Anyway, I'm not trying to draw an exact parallel; both the times and the bands are very different from each other. History doesn't repeat, remember, but it rhymes.

Anonymous said...

Who knows what it would have been like if we'd had the internet then? (Answer: TOEbody.)

Chris said...

I was wearing a hoodie, not a lumberjack shirt. I expect a full retraction and apology.

Anonymous said...

SO WHAT I'M STILL A ROCK STAR, I'VE GOT MY ROCK MOVES AND I DON'T NEED YOU!
uh.. yeah, i wasn't even fully drunk at that point. i'm taking a break from that evil stuff!

Unknown said...

That was very mean of Michelle, Good thing I told her to stop screaming in the mic.

Anonymous said...

FAME! I LOVE IT!!!!

AdRock said...

Larry,
Left a comment today on your "Big Green Monsters" post of Sept. 06, then saw this--you're stirring up lotsa memories! In the summer of '89, at age 19, I hitchhiked from Pennsylvania out to the Bay Area, mostly for the hell of it, but also in hopes of seeing OpIvy play. I was all jazzed, because I knew this guy who knew this guy, named Tony, who shared an apartment with Kamala and Matt Freeman, and who said I could crash there for a few days. So yeah, I blew into town (still don't know how I did that) only to find that OpIvy had broken up--as you say, those were pre-internet days, and I either hadn't received or hadn't read the latest MRR. I remember saying to Matt (in some awe, though trying to maintain my punk bearing) that I had wished I could see them live, and he replied tersely, "You're a little late." But you could see the band was important to him, and he was still kind of coming off the experience; this must have been around June.

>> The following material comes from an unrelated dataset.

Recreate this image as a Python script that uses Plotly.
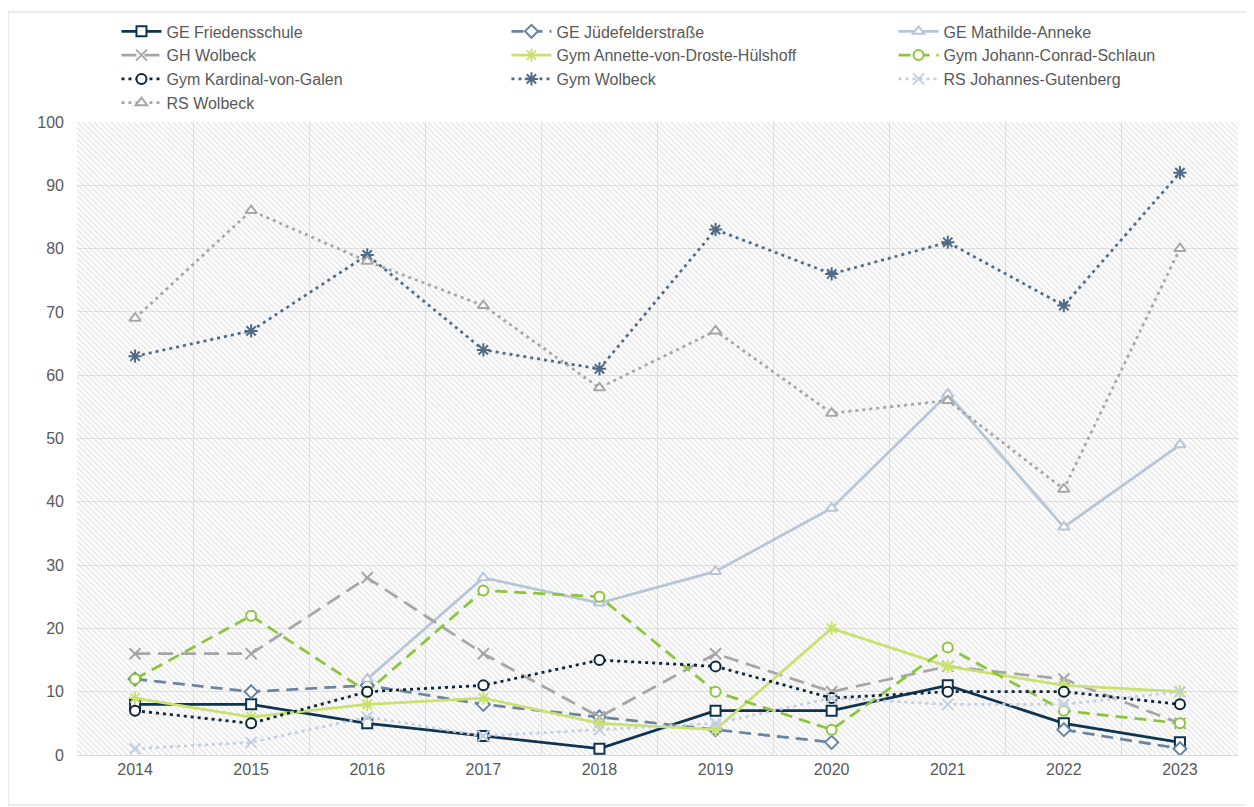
import plotly.graph_objects as go

years = [2014, 2015, 2016, 2017, 2018, 2019, 2020, 2021, 2022, 2023]

ge_friedensschule = [8, 8, 5, 3, 1, 7, 7, 11, 5, 2]
ge_juedefelder = [12, 10, 11, 8, 6, 4, 2, None, 4, 1]
ge_mathilde = [None, None, 12, 28, 24, 29, 39, 57, 36, 49]
gh_wolbeck = [16, 16, 28, 16, 6, 16, 10, 14, 12, 5]
gym_annette = [9, 6, 8, 9, 5, 4, 20, 14, 11, 10]
gym_schlaun = [12, 22, 10, 26, 25, 10, 4, 17, 7, 5]
gym_kardinal = [7, 5, 10, 11, 15, 14, 9, 10, 10, 8]
gym_wolbeck = [63, 67, 79, 64, 61, 83, 76, 81, 71, 92]
rs_gutenberg = [1, 2, 6, 3, 4, 5, 9, 8, 8, 10]
rs_wolbeck = [69, 86, 78, 71, 58, 67, 54, 56, 42, 80]

y_ticks = list(range(0, 101, 10))

# name, values, colour, dash, marker, legend column
series = [
    ("GE Friedensschule", ge_friedensschule, "#0d3451", "solid", "square", "legend"),
    ("GE Jüdefelderstraße", ge_juedefelder, "#6b84a0", "12px,7px", "diamond", "legend2"),
    ("GE Mathilde-Anneke", ge_mathilde, "#b8c5d6", "solid", "triangle-up", "legend3"),
    ("GH Wolbeck", gh_wolbeck, "#a6a6a6", "15px,8px", "x-thin-open", "legend"),
    ("Gym Annette-von-Droste-Hülshoff", gym_annette, "#c9e26f", "solid", "asterisk-open", "legend2"),
    ("Gym Johann-Conrad-Schlaun", gym_schlaun, "#8cc43c", "12px,7px", "circle", "legend3"),
    ("Gym Kardinal-von-Galen", gym_kardinal, "#0c2537", "3px,4px", "circle", "legend"),
    ("Gym Wolbeck", gym_wolbeck, "#4f6b88", "3px,4px", "asterisk-open", "legend2"),
    ("RS Johannes-Gutenberg", rs_gutenberg, "#c3cedf", "3px,4px", "x-thin-open", "legend3"),
    ("RS Wolbeck", rs_wolbeck, "#a6a6a6", "3px,4px", "triangle-up", "legend"),
]

fig = go.Figure()

# hatched plot background
fig.add_trace(go.Bar(
    x=[(years[0] + years[-1]) / 2], y=[y_ticks[-1]], width=[len(years)],
    marker=dict(color="rgba(0,0,0,0)", line_width=0,
                pattern=dict(shape="\\", size=4, solidity=0.35,
                             fgcolor="#c9c9c9", bgcolor="rgba(0,0,0,0)")),
    showlegend=False, hoverinfo="skip",
))

for name, vals, color, dash, symbol, leg in series:
    open_sym = symbol.endswith("-open")
    fig.add_trace(go.Scatter(
        x=years, y=vals, name=name, mode="lines+markers", legend=leg,
        line=dict(color=color, width=2.75, dash=dash),
        marker=dict(symbol=symbol, size=11 if open_sym else 10,
                    color=color if open_sym else "white",
                    line=dict(color=color, width=2)),
    ))

leg_style = dict(orientation="v", y=1.17, xanchor="left", yanchor="top",
                 itemwidth=40, font=dict(size=16, color="#595959"),
                 bgcolor="rgba(0,0,0,0)")

# page body has an 8px margin, so the figure is shrunk by that much
fig.update_layout(
    width=1246, height=799,
    margin=dict(l=69, r=16, t=114, b=52, autoexpand=False),
    paper_bgcolor="white", plot_bgcolor="white",
    font=dict(family="Liberation Sans, Arial, sans-serif", size=16, color="#595959"),
    showlegend=True,
    legend=dict(x=0.034, **leg_style),
    legend2=dict(x=0.3699, **leg_style),
    legend3=dict(x=0.7033, **leg_style),
    xaxis=dict(range=[years[0] - 0.5, years[-1] + 0.5], tickvals=years,
               showgrid=False, zeroline=False, showline=True, linecolor="#d9d9d9",
               ticks="", minor=dict(tick0=years[0] - 0.5, dtick=1, showgrid=True,
                                    gridcolor="#e3e3e3", ticks="")),
    yaxis=dict(range=[0, y_ticks[-1]], tickvals=y_ticks, showgrid=True,
               gridcolor="#e3e3e3", zeroline=False, ticks="", ticklabelstandoff=12),
    bargap=0,
    shapes=[dict(type="rect", xref="paper", yref="paper",
                 x0=-0.0594, x1=1.0086, y0=-0.079, y1=1.1738,
                 line=dict(color="#d9d9d9", width=1), layer="below")],
)

fig.write_html("out.html")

I had an awesome time out there though. While I was staying at that apartment, The Offspring came into town for a show and crashed there too, as did a couple Seattle hardcore bands, Subvert and Christ on a Crutch. Everybody was all over the floor. The Offspring were just another band, of course. I saw them and what seemed like a hundred other bands in the space of a just a few weeks at Gilman Street (I couch-surfed elsewhere after the first few days). It was a great scene, which I had the privilege of passing through just briefly. A year or so later I moved to Seattle and got to be pretty good friends with the guys in Christ on a Crutch--then a few years after that their bassist Nate ended up in Foo Fighters--pretty wild--all of it.

Best wishes,

Adam

Anonymous said...

Well the shower thing did not happen to be due to any alcohol at all. Only a poorly designed bathroom!